17 Sep 2018
Last Thursday the UK Government published their latest round of ‘no deal’ Brexit planning documents, detailing what firms and individuals will have to do if the UK leaves the EU without making a deal.
Commenting on the publication of the second tranche of documents, Dr Adam Marshall, Director General of the British Chambers of Commerce (BCC), said: “The latest batch of technical notices published by the government gives more clarity on some specific business issues, but many key questions remain unanswered. Firms still need greater precision from the government in order to be able to plan ahead with confidence.
“In the unwelcome event of a ‘no deal’, businesses need clear and comprehensive communication about how they will be affected, and the government should be taking every possible step to minimise the disruption, bureaucracy and costs facing firms in the future.
“Businesses now face the frustration of yet another wait for further answers. Many companies tell us they are deeply concerned by the impression that key information they need in order to prepare for change is being held back due to political sensitivities as the party conference season commences.

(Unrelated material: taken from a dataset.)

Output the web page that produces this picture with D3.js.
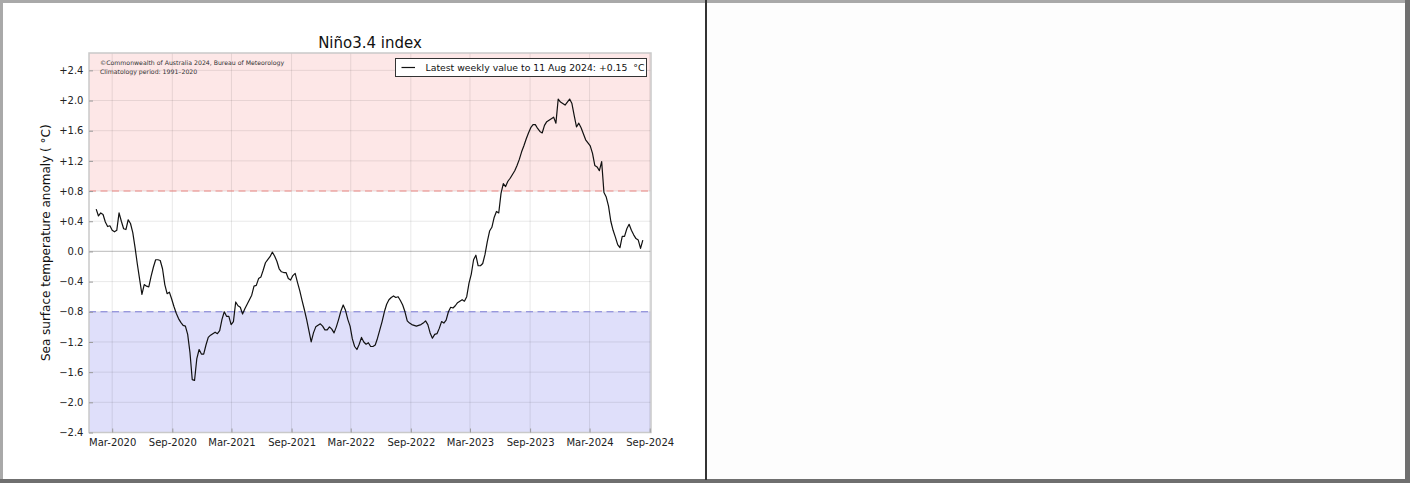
<!DOCTYPE html>
<html>
<head>
<meta charset="utf-8">
<script src="https://cdn.jsdelivr.net/npm/d3@7"></script>
<style>
  html, body { margin: 0; padding: 0; background: #fdfdfd; }
  svg { display: block; font-family: "DejaVu Sans", sans-serif; }
</style>
</head>
<body>
<svg id="chart" width="1410" height="483"></svg>
<script>
// Weekly Niño3.4 SST anomaly (°C), weeks ending Sunday, from 12 Jan 2020 to 11 Aug 2024
const seriesStart = "2020-01-12";
const ninoValues = [
  0.56, 0.47, 0.51, 0.49, 0.39, 0.33, 0.34, 0.28, 0.26, 0.28,
  0.51, 0.40, 0.30, 0.29, 0.42, 0.37, 0.25, 0.05, -0.17, -0.37,
  -0.57, -0.44, -0.46, -0.47, -0.33, -0.21, -0.11, -0.11, -0.12, -0.23,
  -0.44, -0.56, -0.54, -0.63, -0.73, -0.82, -0.89, -0.94, -0.98, -0.99,
  -1.10, -1.34, -1.70, -1.71, -1.42, -1.30, -1.36, -1.36, -1.24, -1.14,
  -1.11, -1.09, -1.07, -1.09, -1.05, -0.90, -0.80, -0.86, -0.86, -0.97,
  -0.93, -0.67, -0.72, -0.74, -0.83, -0.76, -0.70, -0.64, -0.58, -0.46,
  -0.45, -0.36, -0.34, -0.25, -0.15, -0.11, -0.07, -0.01, -0.06, -0.13,
  -0.23, -0.27, -0.28, -0.28, -0.36, -0.38, -0.32, -0.29, -0.41, -0.52,
  -0.65, -0.77, -0.90, -1.05, -1.20, -1.08, -1.00, -0.98, -0.96, -0.99,
  -1.04, -1.04, -1.00, -1.03, -1.08, -1.00, -0.90, -0.79, -0.71, -0.78,
  -0.90, -0.99, -1.16, -1.26, -1.30, -1.23, -1.14, -1.20, -1.23, -1.21,
  -1.26, -1.26, -1.24, -1.15, -1.04, -0.93, -0.80, -0.70, -0.64, -0.61,
  -0.59, -0.61, -0.60, -0.65, -0.71, -0.80, -0.92, -0.95, -0.97, -0.98,
  -0.99, -0.98, -0.97, -0.95, -0.92, -0.97, -1.08, -1.15, -1.10, -1.09,
  -1.02, -0.93, -0.95, -0.91, -0.80, -0.74, -0.75, -0.72, -0.68, -0.66,
  -0.64, -0.66, -0.60, -0.42, -0.30, -0.11, -0.05, -0.19, -0.19, -0.16,
  -0.04, 0.13, 0.27, 0.32, 0.45, 0.53, 0.51, 0.77, 0.90, 0.86,
  0.93, 0.97, 1.02, 1.07, 1.14, 1.22, 1.32, 1.40, 1.49, 1.57,
  1.64, 1.68, 1.68, 1.63, 1.59, 1.57, 1.67, 1.72, 1.74, 1.76,
  1.78, 1.70, 2.02, 1.98, 1.96, 1.94, 1.98, 2.02, 1.96, 1.80,
  1.65, 1.70, 1.64, 1.56, 1.48, 1.44, 1.40, 1.30, 1.14, 1.12,
  1.07, 1.19, 0.78, 0.72, 0.60, 0.40, 0.28, 0.19, 0.09, 0.05,
  0.20, 0.20, 0.30, 0.36, 0.28, 0.22, 0.17, 0.15, 0.04, 0.15
];
const xTickDates = ["2020-03-01", "2020-09-01", "2021-03-01", "2021-09-01", "2022-03-01",
                    "2022-09-01", "2023-03-01", "2023-09-01", "2024-03-01", "2024-09-01"];
const yTicks = [2.4, 2.0, 1.6, 1.2, 0.8, 0.4, 0.0, -0.4, -0.8, -1.2, -1.6, -2.0, -2.4];
const elNinoThreshold = 0.8;
const laNinaThreshold = -0.8;
const xDomain = ["2019-12-21", "2024-09-05"];
const yDomain = [-2.4, 2.63];
const titleText = "Niño3.4 index";
const yLabelText = "Sea surface temperature anomaly ( °C)";
const legendText = "Latest weekly value to 11 Aug 2024: +0.15  °C";
const creditLines = ["©Commonwealth of Australia 2024, Bureau of Meteorology", "Climatology period: 1991–2020"];

const parse = d3.utcParse("%Y-%m-%d");
const start = parse(seriesStart);
const data = ninoValues.map((v, i) => ({ date: d3.utcWeek.offset(start, i), value: v }));

const svg = d3.select("#chart");
const W = 1410, H = 483;

// page frame
svg.append("rect").attr("x", 0).attr("y", 0).attr("width", W).attr("height", H).attr("fill", "#fdfdfd");
svg.append("rect").attr("x", 0).attr("y", 0).attr("width", W).attr("height", 3).attr("fill", "#a9a9a9");
svg.append("rect").attr("x", 0).attr("y", 0).attr("width", 3).attr("height", H).attr("fill", "#a9a9a9");
svg.append("rect").attr("x", 1405).attr("y", 0).attr("width", 5).attr("height", H).attr("fill", "#6f6f6f");
svg.append("rect").attr("x", 0).attr("y", 479).attr("width", W).attr("height", 4).attr("fill", "#6f6f6f");
svg.append("rect").attr("x", 705).attr("y", 0).attr("width", 2).attr("height", 480).attr("fill", "#333");
svg.append("rect").attr("x", 3).attr("y", 3).attr("width", 702).attr("height", 476).attr("fill", "#ffffff");

// plot area
const plot = { left: 89, right: 651, top: 53, bottom: 432.5 };
const x = d3.scaleUtc().domain(xDomain.map(parse)).range([plot.left, plot.right]);
const y = d3.scaleLinear().domain(yDomain).range([plot.bottom, plot.top]);

const g = svg.append("g");

// El Niño / La Niña shading
g.append("rect")
  .attr("x", plot.left).attr("width", plot.right - plot.left)
  .attr("y", y(yDomain[1])).attr("height", y(elNinoThreshold) - y(yDomain[1]))
  .attr("fill", "#fde7e7");
g.append("rect")
  .attr("x", plot.left).attr("width", plot.right - plot.left)
  .attr("y", y(laNinaThreshold)).attr("height", y(yDomain[0]) - y(laNinaThreshold))
  .attr("fill", "#dfdffa");

// grid
const xTicks = xTickDates.map(parse);
g.append("g").selectAll("line").data(xTicks).join("line")
  .attr("x1", d => x(d)).attr("x2", d => x(d))
  .attr("y1", plot.top).attr("y2", plot.bottom)
  .attr("stroke", "rgba(0,0,0,0.09)").attr("stroke-width", 1);
g.append("g").selectAll("line").data(yTicks).join("line")
  .attr("x1", plot.left).attr("x2", plot.right)
  .attr("y1", d => y(d)).attr("y2", d => y(d))
  .attr("stroke", d => d === 0 ? "rgba(0,0,0,0.22)" : "rgba(0,0,0,0.09)")
  .attr("stroke-width", d => d === 0 ? 1.2 : 1);

// threshold lines
g.append("line")
  .attr("x1", plot.left).attr("x2", plot.right)
  .attr("y1", y(elNinoThreshold)).attr("y2", y(elNinoThreshold))
  .attr("stroke", "#ec8a86").attr("stroke-width", 1.1).attr("stroke-dasharray", "7,4.5");
g.append("line")
  .attr("x1", plot.left).attr("x2", plot.right)
  .attr("y1", y(laNinaThreshold)).attr("y2", y(laNinaThreshold))
  .attr("stroke", "#7d7dd6").attr("stroke-width", 1.1).attr("stroke-dasharray", "7,4.5");

// plot frame
g.append("rect")
  .attr("x", plot.left).attr("y", plot.top)
  .attr("width", plot.right - plot.left).attr("height", plot.bottom - plot.top)
  .attr("fill", "none").attr("stroke", "#c9c9c9").attr("stroke-width", 1.5);

// axes
const fmtY = d => d > 0 ? "+" + d.toFixed(1) : d < 0 ? "\u2212" + Math.abs(d).toFixed(1) : "0.0";
const xAxis = d3.axisBottom(x).tickValues(xTicks).tickFormat(d3.utcFormat("%b-%Y"))
  .tickSizeInner(-4).tickSizeOuter(0).tickPadding(6);
const yAxis = d3.axisLeft(y).tickValues(yTicks).tickFormat(fmtY)
  .tickSizeInner(-4).tickSizeOuter(0).tickPadding(5.5);

const gx = svg.append("g").attr("transform", `translate(0,${plot.bottom})`).call(xAxis);
const gy = svg.append("g").attr("transform", `translate(${plot.left},0)`).call(yAxis);
[gx, gy].forEach(a => {
  a.select(".domain").remove();
  a.selectAll(".tick line").attr("stroke", "#9a9a9a");
  a.selectAll(".tick text").attr("fill", "#222").attr("font-size", 10)
    .attr("font-family", "DejaVu Sans, sans-serif");
});

// series line
const line = d3.line().x(d => x(d.date)).y(d => y(d.value));
svg.append("path").datum(data)
  .attr("d", line).attr("fill", "none")
  .attr("stroke", "#111").attr("stroke-width", 1.2).attr("stroke-linejoin", "round");

// title
svg.append("text").attr("x", (plot.left + plot.right) / 2).attr("y", 48)
  .attr("text-anchor", "middle").attr("font-size", 15).attr("fill", "#111").text(titleText);

// y axis label
svg.append("text")
  .attr("transform", `translate(50,${(plot.top + plot.bottom) / 2}) rotate(-90)`)
  .attr("text-anchor", "middle").attr("font-size", 12).attr("fill", "#111").text(yLabelText);

// credit lines
svg.append("g").selectAll("text").data(creditLines).join("text")
  .attr("x", 100).attr("y", (d, i) => 65 + i * 9)
  .attr("font-size", 6.2).attr("fill", "#333").text(d => d);

// legend
const lg = svg.append("g");
lg.append("rect").attr("x", 395.5).attr("y", 58.5).attr("width", 251).attr("height", 18)
  .attr("fill", "#fff").attr("stroke", "#333").attr("stroke-width", 1);
lg.append("line").attr("x1", 401.5).attr("x2", 415).attr("y1", 67.5).attr("y2", 67.5)
  .attr("stroke", "#111").attr("stroke-width", 1.2);
lg.append("text").attr("x", 425.5).attr("y", 71).attr("font-size", 9.3)
  .attr("xml:space", "preserve").style("white-space", "pre")
  .attr("fill", "#111").text(legendText);
</script>
</body>
</html>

Speed, precision and clarity are of the essence so that businesses can prepare for change.”
Commenting on product standards regulation, Anastassia Beliakova, Head of Trade Policy at the BCC, said:
“It is worrying to see that in the event of ‘no deal’, the Government plans to introduce new UK-specific conformity marking – requiring business to operate under two sets of conformity assessment regimes if they are trading in the UK as well as in the EU. This has been one of the less discussed areas in the Brexit debate, but one which will, under this scenario, result in significant new administrative burdens for business.”
Commenting on mobile roaming, she added:
“UK citizens are used to being able to access mobile data in the EU without facing roaming charges. In the event of a ‘no deal’ scenario, UK mobile operators would not be bound by EU regulations on roaming charges – and could therefore choose to introduce new costs for consumers. We hope and urge mobile operators not to do so and to provide strong reassurances on this point as soon as possible.”
Commenting on driving licences, Beliakova said:
“Whilst it would of course be a source of frustration that UK driving licenses would no longer be valid in the EU in case of a ‘no deal’ scenario, the Government’s notice provides some clear steps for what should be done in order to continue being allowed to drive in the EU.”
Commenting on travel of UK citizens to the EU, Beliakova said:
“It is useful to have clearly stated guidance that for the Schengen area, UK passports should not be older than 9 years and 6 months. Many businesses, however, will be waiting to see what the negotiations deliver on business travel arrangements – and most importantly, on the crucial issue of whether U.K. businesspeople will need visas to conduct their affairs with customers and suppliers in the EU.”
Commenting on data protection, she said:
“It is reassuring to have the confirmation that transfers of data from the UK to the EU would go ahead unimpeded in the event of ‘no deal’, as provided for by the UK’s unilateral decision – but many businesses will be worried about whether the EU would reciprocate in kind. Until then, the future of data transfers from the EU to the UK is uncertain, and firms will be worried about UK-EU data flows being a one-way street.”
Commenting on handling civil legal cases, Beliakova added:
“Businesses will be concerned to learn that in the event of a ‘no deal’ scenario, there will be no agreed framework in place for civil judicial cooperation between the UK and EU. The current frameworks underpin trade and are necessary for the enforcement of contracts: simply advising businesses to seek legal advice in the event of a cross-border dispute does little to advance our understanding.”